WRITTEN PROBLEM: Drop the pictures, then extract the listing word for word.

STORED DATA:
----------
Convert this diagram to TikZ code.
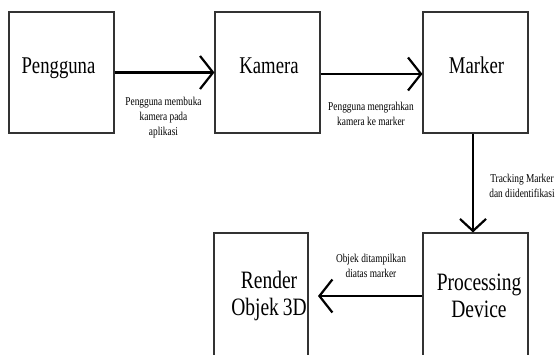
\documentclass[tikz,border=0pt]{standalone}
\usepackage{fontspec}
\setmainfont[FakeStretch=0.78]{Liberation Serif}
\usetikzlibrary{arrows.meta}
\begin{document}
\begin{tikzpicture}[x=1pt,y=-1pt,
 box/.style={draw=black!80, line width=1.1pt, inner sep=0pt, minimum width=105pt, minimum height=121pt},
 big/.style={font=\fontsize{24}{28}\selectfont, inner sep=0pt, anchor=base},
 bigtwo/.style={font=\fontsize{25}{27.5}\selectfont, inner sep=0pt, anchor=north, align=center},
 small/.style={font=\fontsize{12}{15}\selectfont, inner sep=0pt, anchor=north, align=center},
 arr/.style={line width=2.2pt, -{Straight Barb[length=13pt,width=33pt]}}]
\clip (0,0) rectangle (560,354);
\fill[white] (0,0) rectangle (560,354);
% boxes
\node[box] (peng) at (61.5,72.5) {};
\node[box] (kam) at (267.5,72.5) {};
\node[box] (mark) at (475.5,72.5) {};
\node[box, minimum height=147pt] (proc) at (475.5,306.5) {};
\node[box, minimum width=94pt, minimum height=147pt] (rend) at (261,306.5) {};
% box texts
\node[big] (tpeng) at (58.5,73) {Pengguna};
\node[big] (tkam) at (269,73) {Kamera};
\node[big] (tmark) at (476.5,73) {Marker};
\node[bigtwo] (trend) at (269,268) {\rule{0pt}{20pt}Render\\Objek{\kern-1pt} 3D};
\node[bigtwo] (tproc) at (479,270) {\rule{0pt}{20pt}Processing\\Device};
% connectors
\draw[arr] (peng.east) -- (kam.west);
\draw[arr] ([yshift=-1.5pt]kam.east) -- ([yshift=-1.5pt]mark.west);
\draw[arr, -{Straight Barb[length=12pt,width=26pt]}] ([xshift=-2.5pt]mark.south) -- ([xshift=-2.5pt]proc.north);
\coordinate (r4) at (318,296);
\draw[arr] (proc.west |- r4) -- (r4);
% connector labels
\node[small] (l1) at (163.5,93) {\rule{0pt}{12pt}Pengguna membuka\\kamera pada\\aplikasi};
\node[small] (l2) at (371,98) {\rule{0pt}{12pt}Pengguna mengrahkan\\kamera ke marker};
\node[small] (l3) at (522,170) {\rule{0pt}{12pt}Tracking Marker\\dan diidentifikasi};
\node[small] (l4) at (371,250) {\rule{0pt}{12pt}Objek ditampilkan\\diatas marker};
\end{tikzpicture}
\end{document}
----------
FINISHED TASK:
Convert this diagram to TikZ code.
\documentclass[tikz,border=0pt]{standalone}
\usepackage{fontspec}
\setmainfont[FakeStretch=0.78]{Liberation Serif}
\usetikzlibrary{arrows.meta}
\begin{document}
\begin{tikzpicture}[x=1pt,y=-1pt,
 box/.style={draw=black!80, line width=1.1pt, inner sep=0pt, minimum width=105pt, minimum height=121pt},
 big/.style={font=\fontsize{24}{28}\selectfont, inner sep=0pt, anchor=base},
 bigtwo/.style={font=\fontsize{25}{27.5}\selectfont, inner sep=0pt, anchor=north, align=center},
 small/.style={font=\fontsize{12}{15}\selectfont, inner sep=0pt, anchor=north, align=center},
 arr/.style={line width=2.2pt, -{Straight Barb[length=13pt,width=33pt]}}]
\clip (0,0) rectangle (560,354);
\fill[white] (0,0) rectangle (560,354);
% boxes
\node[box] (peng) at (61.5,72.5) {};
\node[box] (kam) at (267.5,72.5) {};
\node[box] (mark) at (475.5,72.5) {};
\node[box, minimum height=147pt] (proc) at (475.5,306.5) {};
\node[box, minimum width=94pt, minimum height=147pt] (rend) at (261,306.5) {};
% box texts
\node[big] (tpeng) at (58.5,73) {Pengguna};
\node[big] (tkam) at (269,73) {Kamera};
\node[big] (tmark) at (476.5,73) {Marker};
\node[bigtwo] (trend) at (269,268) {\rule{0pt}{20pt}Render\\Objek{\kern-1pt} 3D};
\node[bigtwo] (tproc) at (479,270) {\rule{0pt}{20pt}Processing\\Device};
% connectors
\draw[arr] (peng.east) -- (kam.west);
\draw[arr] ([yshift=-1.5pt]kam.east) -- ([yshift=-1.5pt]mark.west);
\draw[arr, -{Straight Barb[length=12pt,width=26pt]}] ([xshift=-2.5pt]mark.south) -- ([xshift=-2.5pt]proc.north);
\coordinate (r4) at (318,296);
\draw[arr] (proc.west |- r4) -- (r4);
% connector labels
\node[small] (l1) at (163.5,93) {\rule{0pt}{12pt}Pengguna membuka\\kamera pada\\aplikasi};
\node[small] (l2) at (371,98) {\rule{0pt}{12pt}Pengguna mengrahkan\\kamera ke marker};
\node[small] (l3) at (522,170) {\rule{0pt}{12pt}Tracking Marker\\dan diidentifikasi};
\node[small] (l4) at (371,250) {\rule{0pt}{12pt}Objek ditampilkan\\diatas marker};
\end{tikzpicture}
\end{document}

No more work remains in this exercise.